По другую сторону границы – страх, недоверие, сопротивление законам вероятности – все то, из-за чего человеческие существа так плохо умеют оценивать риск. Родительское решение насчет того, прививать ли ребенка, – «вопрос не морали, а расчета», подчеркивал де ла Кондамин. Всегда существовало стремление выдать желаемое за действительное: эмоции мешали принимать решения, тревога склоняла чашу весов не в ту сторону. Когда перспектива смерти или тяжкого вреда казалась неминуемой, многие, поддавшись влиянию суеверий или ложных сведений, считали, что предпочтительнее более отдаленная угроза, хоть и гораздо более значительная и почти неминуемая, чем более близкая и незначительная, связанная, например, с прививкой.
Российская императрица Екатерина II понимала эту двойственность и сама являлась ее воплощением. Ее ум, любивший порядок, приветствовал ясность и четкость сравнительных таблиц: к 1768 г., когда во многих местах уже утвердилась новая упрощенная прививочная методика, среди здоровых пациентов от прививки не умирал практически никто, тогда как натуральная оспа убивала каждого пятого или шестого заразившегося. Дэниэл Саттон бросил вызов своим критикам, настаивая, чтобы они доказали, что его лечение хоть раз напрямую привело к летальному исходу. К 1781 г. Томас Димсдейл, человек гораздо более осмотрительный, уже заявил, что новая методика «застрахована от всяческих ошибок», если применять ее правильно, с соблюдением всех норм безопасности.

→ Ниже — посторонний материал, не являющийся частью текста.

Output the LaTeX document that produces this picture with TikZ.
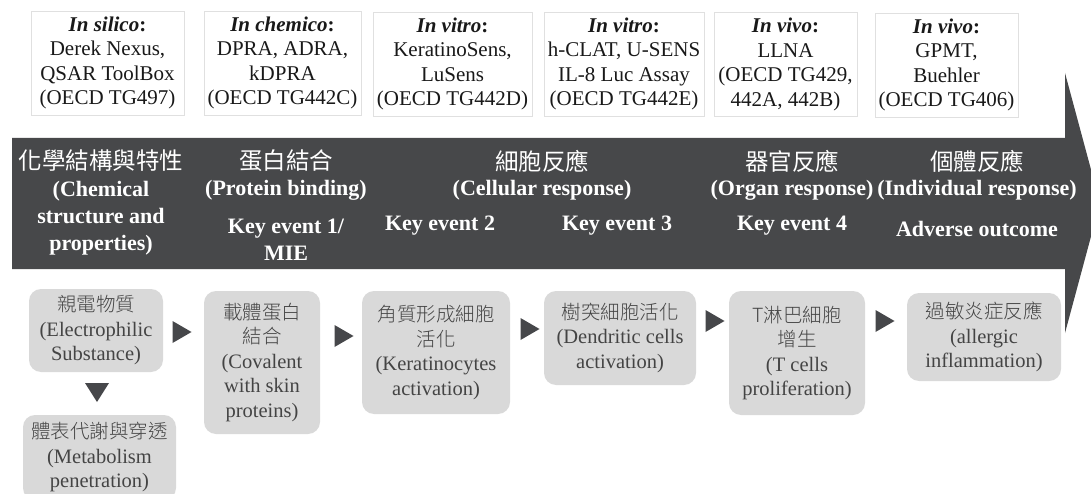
\documentclass[tikz,border=0pt]{standalone}
\usepackage{fontspec}
\setmainfont{Liberation Serif}
\newfontfamily\cjk{Noto Sans CJK TC}
% thinner face for the Chinese inside the grey boxes, when it is installed
\IfFontExistsTF{Noto Sans CJK TC Light}
  {\newfontfamily\cjkthin{Noto Sans CJK TC Light}}
  {\newfontfamily\cjkthin{Noto Sans CJK TC}}
\usetikzlibrary{calc}

\definecolor{bannergray}{HTML}{47484A}
\definecolor{boxgray}{HTML}{D9D9D9}
\definecolor{boxtext}{HTML}{444444}
\definecolor{framegray}{HTML}{E0E0E0}
\definecolor{markgray}{HTML}{46474A}

% Chinese line inside the grey event boxes
\newcommand\zhtxt[1]{{\cjkthin\fontsize{19.5}{24.5}\selectfont #1}}

\tikzset{
  rightmark/.pic={\fill[markgray] (-9.5,-11) -- (9.5,0) -- (-9.5,11) -- cycle;},
  downmark/.pic={\fill[markgray] (-12,-9) -- (12,-9) -- (0,10) -- cycle;}
}

\begin{document}
\begin{tikzpicture}[x=1pt,y=-1pt,
  method/.style={draw=framegray, line width=0.8pt, fill=white, inner sep=0pt,
    align=center, minimum height=104pt, text=black!90,
    font=\fontsize{21}{24.5}\selectfont},
  bannertext/.style={text=white, align=center, inner sep=0pt,
    font=\bfseries\fontsize{22}{27}\selectfont},
  bannercjk/.style={text=white, inner sep=0pt, font=\cjk\fontsize{23.5}{27}\selectfont},
  event/.style={fill=boxgray, rounded corners=12pt, inner sep=0pt, align=center,
    text=boxtext, font=\fontsize{20.5}{24.5}\selectfont}
]
\useasboundingbox (0,0) rectangle (1091,494);

% test methods
\node[method, minimum width=153pt] (m1) at (107.5,63)
  {\textbf{\textit{In silico}:}\\Derek Nexus,\\QSAR ToolBox\\(OECD TG497)};
\node[method, minimum width=157pt] (m2) at (282.5,63)
  {\textbf{\textit{In chemico}:}\\DPRA, ADRA,\\kDPRA\\(OECD TG442C)};
\node[method, minimum width=159pt] (m3) at (452.5,64)
  {\textbf{\textit{In vitro}:}\\KeratinoSens,\\LuSens\\(OECD TG442D)};
\node[method, minimum width=160pt] (m4) at (624,64)
  {\textbf{\textit{In vitro}:}\\h-CLAT, U-SENS\\IL-8 Luc Assay\\(OECD TG442E)};
\node[method, minimum width=143pt] (m5) at (785.5,64.5)
  {\textbf{\textit{In vivo}:}\\LLNA\\(OECD TG429,\\442A, 442B)};
\node[method, minimum width=143pt] (m6) at (946.5,65)
  {\textbf{\textit{In vivo}:}\\GPMT,\\Buehler\\(OECD TG406)};

% pathway banner
\fill[bannergray] (12,138) -- (1065,138) -- (1065,73) -- (1100,203)
  -- (1065,333) -- (1065,269) -- (12,269) -- cycle;

\node[bannercjk] (l1zh) at (101,161) {化學結構與特性};
\node[bannertext] (l1en) at (101,218) {(Chemical\\structure and\\properties)};

\node[bannercjk] (l2zh) at (286,161) {蛋白結合};
\node[bannertext] (l2en) at (286,190) {(Protein binding)};
\node[bannertext] (ke1) at (286,239.5) {Key event 1/\\MIE};

\node[bannercjk] (l3zh) at (542,161) {細胞反應};
\node[bannertext] (l3en) at (542,190) {(Cellular response)};
\node[bannertext] (ke2) at (440,226) {Key event 2};
\node[bannertext] (ke3) at (617,226) {Key event 3};

\node[bannercjk] (l4zh) at (792,161) {器官反應};
\node[bannertext] (l4en) at (792,190) {(Organ response)};
\node[bannertext] (ke4) at (792,226) {Key event 4};

\node[bannercjk] (l5zh) at (977,161) {個體反應};
\node[bannertext] (l5en) at (977,190) {(Individual response)};
\node[bannertext] (ao) at (977,229) {Adverse outcome};

% key events
\node[event, minimum width=134pt, minimum height=83pt] (ea) at (96,330.5)
  {\zhtxt{親電物質}\\(Electrophilic\\Substance)};
\node[event, minimum width=153pt, minimum height=85pt] (ea2) at (99.5,457.5)
  {\zhtxt{體表代謝與穿透}\\(Metabolism\\penetration)};
\node[event, minimum width=116pt, minimum height=143pt] (eb) at (262,362.5)
  {\zhtxt{載體蛋白}\\\zhtxt{結合}\\(Covalent\\with skin\\proteins)};
\node[event, minimum width=148pt, minimum height=123pt] (ec) at (436,352.5)
  {\zhtxt{角質形成細胞}\\\zhtxt{活化}\\(Keratinocytes\\activation)};
\node[event, minimum width=152pt, minimum height=94pt] (ed) at (620,338)
  {\zhtxt{樹突細胞活化}\\(Dendritic cells\\activation)};
\node[event, minimum width=136pt, minimum height=124pt] (ee) at (797,353)
  {\zhtxt{T淋巴細胞}\\\zhtxt{增生}\\(T cells\\proliferation)};
\node[event, minimum width=154pt, minimum height=88pt] (ef) at (984,337)
  {\zhtxt{過敏炎症反應}\\(allergic\\inflammation)};

% step markers between events
\coordinate (t0) at (97,392);
\coordinate (t1) at (182,332);
\coordinate (t2) at (344,336);
\coordinate (t3) at (530,329);
\coordinate (t4) at (715,321);
\coordinate (t5) at (885,321);
\pic at (t0) {downmark};
\pic at (t1) {rightmark};
\pic at (t2) {rightmark};
\pic at (t3) {rightmark};
\pic at (t4) {rightmark};
\pic at (t5) {rightmark};
\end{tikzpicture}
\end{document}
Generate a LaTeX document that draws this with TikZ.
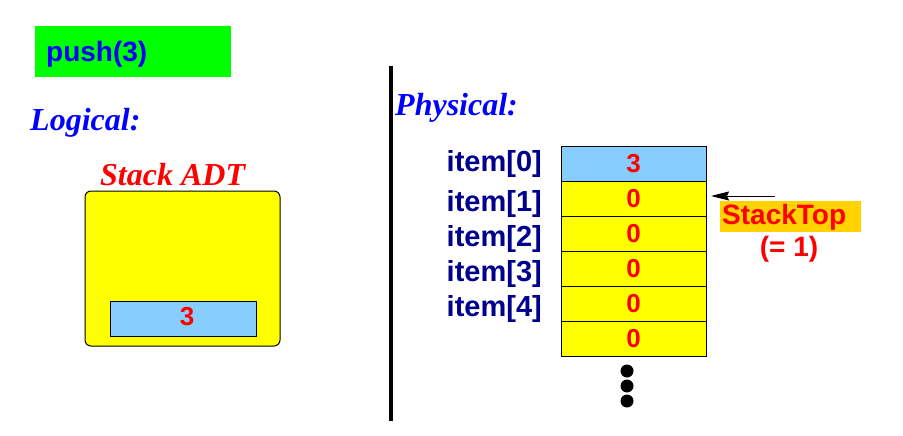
\documentclass[tikz,border=0pt]{standalone}
\usepackage{fontspec}
\setmainfont{Liberation Serif}
\setsansfont{Liberation Sans}
\usetikzlibrary{arrows.meta}
\definecolor{pgreen}{RGB}{0,255,0}
\definecolor{pblue}{RGB}{0,0,255}
\definecolor{pnavy}{RGB}{0,0,140}
\definecolor{pyellow}{RGB}{255,255,0}
\definecolor{plblue}{RGB}{135,206,255}
\definecolor{pred}{RGB}{255,0,0}
\definecolor{pgold}{RGB}{255,210,0}
\tikzset{
  sansbig/.style={font=\sffamily\bfseries\fontsize{28}{32}\selectfont, inner sep=0pt},
  serifbig/.style={font=\rmfamily\bfseries\itshape\fontsize{32}{36}\selectfont, inner sep=0pt},
  cell/.style={draw=black, line width=1pt, minimum width=145pt, minimum height=35pt, inner sep=0pt, outer sep=0pt, text=pred, font=\sffamily\bfseries\fontsize{26}{30}\selectfont},
  ylcell/.style={cell, fill=pyellow},
  blcell/.style={cell, fill=plblue},
  itemlab/.style={font=\sffamily\bfseries\fontsize{29}{33}\selectfont, inner sep=0pt, text=pnavy, anchor=base east},
  dot/.style={circle, fill=black, inner sep=0pt, minimum size=13pt},
}
\begin{document}
\begin{tikzpicture}[x=1pt,y=-1pt]
\useasboundingbox (0,0) rectangle (903,436);
% push(3)
\node[fill=pgreen, minimum width=196pt, minimum height=51pt, inner sep=0pt, anchor=north west] (pushbox) at (35,26) {};
\node[sansbig, text=pblue, anchor=base west] (pushtxt) at (46,62) {push(3)};
% Logical
\node[serifbig, text=pblue, anchor=base west] (logical) at (30,131) {Logical:};
\node[serifbig, text=pred, anchor=base west] (adtlab) at (100,185) {Stack ADT};
\draw[fill=pyellow, line width=1pt, rounded corners=6pt] (85,191) rectangle (280,346);
\node[draw=black, line width=1pt, fill=plblue, minimum width=146pt, minimum height=35pt, inner sep=0pt, anchor=north west] (adtcell) at (110,301) {};
\node[font=\sffamily\bfseries\fontsize{26}{30}\selectfont, inner sep=0pt, text=pred] (adtval) at (187,317) {3};
% divider
\draw[line width=4pt] (390.5,66) -- (390.5,421);
% Physical
\node[serifbig, text=pblue, anchor=base west] (physical) at (395,115) {Physical:};
\node[itemlab] (i0) at (542,171) {item[0]};
\node[itemlab] (i1) at (542,211) {item[1]};
\node[itemlab] (i2) at (542,246) {item[2]};
\node[itemlab] (i3) at (542,281) {item[3]};
\node[itemlab] (i4) at (542,316) {item[4]};
% cells
\node[blcell] (c0) at (633.5,163.5) {3};
\node[ylcell] (c1) at (633.5,198.5) {0};
\node[ylcell] (c2) at (633.5,233.5) {0};
\node[ylcell] (c3) at (633.5,268.5) {0};
\node[ylcell] (c4) at (633.5,303.5) {0};
\node[ylcell] (c5) at (633.5,338.5) {0};
% dots
\node[dot] (d1) at (627,371) {};
\node[dot] (d2) at (627,386) {};
\node[dot] (d3) at (627,401) {};
% StackTop
\node[fill=pgold, minimum width=141pt, minimum height=31pt, inner sep=0pt, anchor=north west] (stbox) at (720,201) {};
\node[sansbig, text=pred, anchor=base west] (sttxt) at (722,224) {StackTop};
\node[sansbig, text=pred, anchor=base] (steq) at (789,256) {(= 1)};
\coordinate (arrs) at (775,196);
\coordinate (arre) at (711,196);
\draw[line width=1pt, -{Stealth[length=18pt,width=9pt,inset=2pt]}] (arrs) -- (arre);
\end{tikzpicture}
\end{document}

Сегодня этот рекорд рациональности почти забыт. Всякий «разумный человек», видя перед собой два опасных пути, при прочих равных условиях изберет наименее рискованный, писала Екатерина прусскому королю Фридриху Великому вскоре после своей прививки. Она понимала, что такое статистические данные, и доверяла им. Мало того, убедив себя (после изучения цифр и фактов), что метод эффективен, она твердо держалась своего решения, даже когда сам Томас колебался. Ученые обязаны сомневаться, а политики стремятся к определенности. Оценка государыней научных шансов шла бок о бок с политическим расчетом: ее легитимность как правительницы опиралась на ее сына, и защита сына от оспы помогла ей укрепить собственную власть.
В рассказах императрицы о своей прививке звучал голос разума, но она признавала и роль чувств. Она писала Фридриху, что всю жизнь боролась с «ужасным страхом» оспы – и «столкнулась с тысячью трудностей», пытаясь обуздать эти опасения. Когда угроза болезни нависла над ее сыном и ей во второй раз представилась возможность привить его, она смогла пойти на этот шаг лишь при одном условии – если вначале она сама подвергнется процедуре. В дальнейшем они все больше отдалялись друг от друга, но она оставалась матерью, а Павел – ее сыном. Когда она уговаривала Томаса забыть тревоги, связанные с неудовлетворительными результатами испытательных прививок, она, быть может, обращалась не только к своему врачу, но и к своим глубинным страхам.
Личная реакция Екатерины на прививку и ее острое политическое чутье помогли ей пропагандировать эту практику в России. Она понимала, как важна роль доверия в разного рода медицинских решениях, и сознавала, как велика сила ее примера, способная победить людские сомнения. Она использовала все средства, имевшиеся в ее распоряжении: религиозные мистерии, изобразительное искусство, аллегорические символы, торжества под грохот фейерверков, лишь бы привлечь внимание к своей идее и повлиять на подданных. Благодаря своему имиджмейкерскому мастерству она одновременно являла себя и Добрым Пастырем своего стада, и мудрой воинственной Минервой, и матушкой-утешительницей того народа, который некогда приютил ее.
Среди знати Екатерина смогла породить новую моду. К тому же она успешно руководила реформами здравоохранения, призванными решить более трудную задачу – внедрение прививочной практики по всей империи. Но значимость ее поступков выходила далеко за пределы пропаганды медицинской процедуры. Как она с наигранным легкомыслием писала Вольтеру, ей хотелось стать примером, «который может принести пользу человечеству», и тут ей пришла в голову мысль о прививке. Эта процедура, разработанная путем наблюдений, а не выведенная из какой-то ветхой древней теории, стала идеальным символом мышления эпохи Просвещения и отлично вписалась в тот образ, который она стремилась создать и для своей страны, и для себя лично. Переняв эту практику, она могла не только угодить французским философам, чьего одобрения так жаждала, но и как бы завоевать место в их рядах, пусть и символическое.